Comment on PUC Professor: The Noachian Flood was just a local flood? by Sacha Fisher.

I spent four years as a student and PUC but chose to leave the college this year. I am not an SDA though I did grow up with the majority of my family belonging to the church. My mother and I were asked to leave the church when I was two years old because the pastor’s wife overheard my mother commenting to her friend about how she disagreed with an interpretation that the pastor had; the following Tuesday she received a phone call asking her to please not come back because of her conflicting views with the church.

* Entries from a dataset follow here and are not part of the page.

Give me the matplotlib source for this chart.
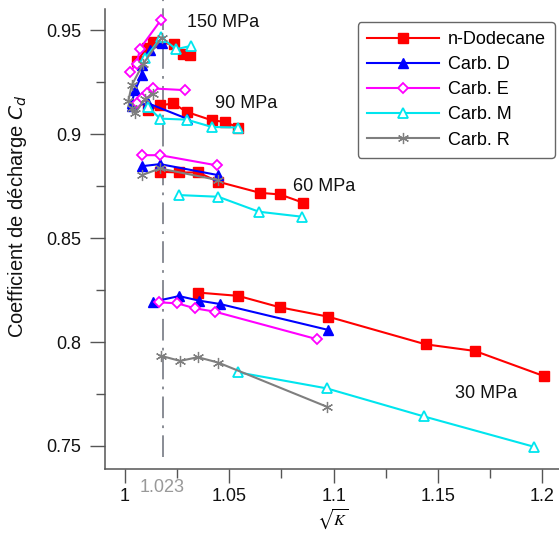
import numpy as np
import matplotlib
matplotlib.use("Agg")
import matplotlib.pyplot as plt

plt.rcParams["font.family"] = ["Liberation Sans", "DejaVu Sans"]

# --------------------------------------------------------------------------- #
# Data, x = sqrt(K), y = Cd
# --------------------------------------------------------------------------- #
# n-Dodecane
dod_150_x = [1.0056, 1.0104, 1.0136, 1.0235, 1.0278, 1.0312]
dod_150_y = [0.9351, 0.9413, 0.9442, 0.9433, 0.9385, 0.9380]
dod_90_x  = [1.0112, 1.0168, 1.0232, 1.0296, 1.0416, 1.0479, 1.0543]
dod_90_y  = [0.9115, 0.9139, 0.9148, 0.9107, 0.9067, 0.9059, 0.9032]
dod_60_x  = [1.0168, 1.0260, 1.0351, 1.0447, 1.0647, 1.0743, 1.0855]
dod_60_y  = [0.8819, 0.8816, 0.8816, 0.8771, 0.8718, 0.8710, 0.8670]
dod_30_x  = [1.0351, 1.0543, 1.0743, 1.0974, 1.1441, 1.1678, 1.2009]
dod_30_y  = [0.8238, 0.8222, 0.8167, 0.8122, 0.7989, 0.7957, 0.7836]

# Carb. D
cd_150_x = [1.0032, 1.0048, 1.0080, 1.0080, 1.0120, 1.0176]
cd_150_y = [0.9150, 0.9212, 0.9284, 0.9332, 0.9404, 0.9437]
cd_90_x  = [1.0032, 1.0112, 1.0296]
cd_90_y  = [0.9135, 0.9148, 0.9075]
cd_60_x  = [1.0080, 1.0168, 1.0447]
cd_60_y  = [0.8846, 0.8856, 0.8803]
cd_30_x  = [1.0136, 1.0259, 1.0356, 1.0455, 1.0975]
cd_30_y  = [0.8194, 0.8221, 0.8199, 0.8183, 0.8058]

# Carb. E
ce_150_x = [1.0024, 1.0056, 1.0072, 1.0171]
ce_150_y = [0.9300, 0.9340, 0.9412, 0.9548]
ce_90_x  = [1.0056, 1.0080, 1.0104, 1.0136, 1.0288]
ce_90_y  = [0.9148, 0.9172, 0.9196, 0.9220, 0.9212]
ce_60_x  = [1.0080, 1.0168, 1.0440]
ce_60_y  = [0.8899, 0.8899, 0.8850]
ce_30_x  = [1.0165, 1.0251, 1.0336, 1.0431, 1.0919]
ce_30_y  = [0.8191, 0.8186, 0.8162, 0.8146, 0.8014]

# Carb. M
cm_150_x = [1.0096, 1.0173, 1.0245, 1.0316]
cm_150_y = [0.9365, 0.9466, 0.9409, 0.9425]
cm_90_x  = [1.0112, 1.0168, 1.0296, 1.0416, 1.0543]
cm_90_y  = [0.9130, 0.9075, 0.9070, 0.9035, 0.9032]
cm_60_x  = [1.0260, 1.0447, 1.0642, 1.0848]
cm_60_y  = [0.8707, 0.8699, 0.8627, 0.8603]
cm_30_x  = [1.0543, 1.0967, 1.1433, 1.1961]
cm_30_y  = [0.7854, 0.7777, 0.7642, 0.7496]

# Carb. R
cr_150_x = [1.0016, 1.0032, 1.0088, 1.0176]
cr_150_y = [0.9160, 0.9236, 0.9340, 0.9465]
cr_90_x  = [1.0032, 1.0048, 1.0096, 1.0136]
cr_90_y  = [0.9125, 0.9100, 0.9170, 0.9195]
cr_60_x  = [1.0080, 1.0168, 1.0447]
cr_60_y  = [0.8803, 0.8835, 0.8779]
cr_30_x  = [1.0171, 1.0264, 1.0349, 1.0447, 1.0967]
cr_30_y  = [0.7934, 0.7909, 0.7927, 0.7901, 0.7689]

LABELS = ["n-Dodecane", "Carb. D", "Carb. E", "Carb. M", "Carb. R"]
PRESSURE_LABELS = ["150 MPa", "90 MPa", "60 MPa", "30 MPa"]
PRESSURE_POS = [(1.0295, 0.9538), (1.0430, 0.9150), (1.0805, 0.8750), (1.1580, 0.7752)]
K_REF = 1.018        # where the reference line sits on the plot
K_REF_LABEL = "1.023"

# --------------------------------------------------------------------------- #
# Plot
# --------------------------------------------------------------------------- #
W, H = 559, 533
fig = plt.figure(figsize=(W / 100, H / 100), dpi=100)
ax = fig.add_axes([104.6 / W, (H - 469) / H, (W - 104.6) / W, (469 - 9.3) / H])

styles = [
    dict(color="#ff0000", marker="s", ms=6.5, mfc="#ff0000", mec="#ff0000"),
    dict(color="#0000ff", marker="^", ms=6.5, mfc="#0000ff", mec="#0000ff"),
    dict(color="#ff00ff", marker="D", ms=5.5, mfc="white", mec="#ff00ff", mew=1.3),
    dict(color="#00e5ee", marker="^", ms=7, mfc="white", mec="#00e5ee", mew=1.3),
    dict(color="#7f7f7f", marker=(6, 2, 0), ms=8, mec="#7f7f7f", mew=0.9),
]
series = [
    [(dod_150_x, dod_150_y), (dod_90_x, dod_90_y), (dod_60_x, dod_60_y), (dod_30_x, dod_30_y)],
    [(cd_150_x, cd_150_y), (cd_90_x, cd_90_y), (cd_60_x, cd_60_y), (cd_30_x, cd_30_y)],
    [(ce_150_x, ce_150_y), (ce_90_x, ce_90_y), (ce_60_x, ce_60_y), (ce_30_x, ce_30_y)],
    [(cm_150_x, cm_150_y), (cm_90_x, cm_90_y), (cm_60_x, cm_60_y), (cm_30_x, cm_30_y)],
    [(cr_150_x, cr_150_y), (cr_90_x, cr_90_y), (cr_60_x, cr_60_y), (cr_30_x, cr_30_y)],
]
for label, st, groups in zip(LABELS, styles, series):
    for i, (x, y) in enumerate(groups):
        ax.plot(x, y, lw=1.5, label=label if i == 0 else None, **st)

# reference sqrt(K) line
ax.plot([K_REF, K_REF], [0.7447, 0.9645], color="#80848c", lw=1.3,
        ls=(0, (12, 4, 1.5, 4)), clip_on=False, zorder=0)
ax.text(K_REF, -0.040, K_REF_LABEL, transform=ax.get_xaxis_transform(),
        ha="center", va="center", color="#999999", fontsize=13)

for txt, (px, py) in zip(PRESSURE_LABELS, PRESSURE_POS):
    ax.text(px, py, txt, ha="left", va="center", fontsize=13, color="#111111")

ax.set_xlim(0.9902, 1.2081)
ax.set_ylim(0.7389, 0.9601)
ax.set_xticks([1, 1.05, 1.1, 1.15, 1.2], ["1", "1.05", "1.1", "1.15", "1.2"])
ax.set_xticks([1.025, 1.075, 1.125, 1.175], minor=True)
ax.set_yticks([0.75, 0.8, 0.85, 0.9, 0.95], ["0.75", "0.8", "0.85", "0.9", "0.95"])
ax.set_yticks([0.775, 0.825, 0.875, 0.925], minor=True)
ax.tick_params(which="major", direction="out", length=11, width=1, color="#555555",
               labelsize=13, labelcolor="#111111")
ax.tick_params(which="minor", direction="out", length=6.5, width=1, color="#555555")
ax.tick_params(axis="x", which="major", length=10, pad=3.5)
ax.tick_params(axis="y", which="major", pad=6)
for side in ["top", "right"]:
    ax.spines[side].set_visible(False)
for side in ["left", "bottom"]:
    ax.spines[side].set_color("#555555")
    ax.spines[side].set_linewidth(1.1)

fig.text(18 / W, 1 - 216 / H, "Coefficient de décharge $C_d$", rotation=90,
         ha="center", va="center", fontsize=14.5, color="#111111",
         math_fontfamily="dejavusans")
fig.text(333 / W, 1 / H, r"$\sqrt{K}$", ha="center", va="bottom",
         fontsize=11.5, math_fontfamily="stix")

leg = ax.legend(loc="upper right", bbox_to_anchor=(555 / W, 1 - 22 / H),
                bbox_transform=fig.transFigure, borderaxespad=0, fontsize=13,
                numpoints=1, handlelength=4.0, labelspacing=0.45, handletextpad=0.5,
                fancybox=True, framealpha=1, edgecolor="#666666", borderpad=0.5)
leg.get_frame().set_linewidth(1.0)

fig.savefig("out.png", dpi=100, facecolor="white")
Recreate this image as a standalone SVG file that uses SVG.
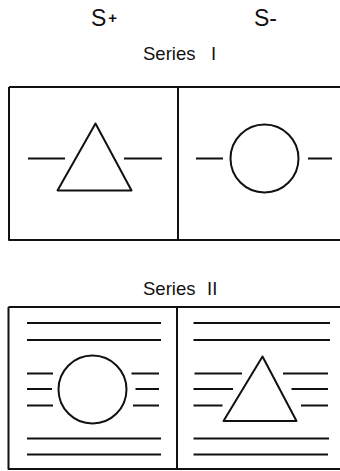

I tell this backstory because during my 22 years on this earth, I have spent quite a few Saturdays visiting many SDA churches in California. I have never felt really welcome to express my personal views on things and like I was safe to engage in real, honest theoretical discussions… until PUC.

I have read a lot of comments on here, questioning the right that PUC faculty have to engage in open and frank conversations with students in a classroom capacity, when it comes to “truths” that the church has. I can tell you right now that I would not have stayed at PUC for as long as I did if it had not been for teachers in the honors program (of which I am not even a part of) and a select others who made me feel safe and welcome to make theology a discussion and not a lecture. And I can also tell you that after hearing of the rational and in my view somewhat inspirational way that Dr. Ness (whom I have never attended a class of and think that I met in the caf perhaps once in four years) presented a touchy and highly important matter, I am going to consider coming back to PUC.

And I would also like to say something specifically to Sean Pitman: I’m not sure that I believe that you really have the best interest of the STUDENTS at heart if you are willing to call into question the motives of a professor who is actually sparking learning, research, prayer, and conversation among young adults. And I would ask you to please meditate on the importance of knowing in your heart that you believe what you proclaim to believe, and not just because it has been what you have been told your entire life in a church and in a classroom.

Again, I congratulate Dr. Ness — and every other professor at any SDA or religious school for that matter — who compels students to think about all sides of the argument so that they can truly be educated.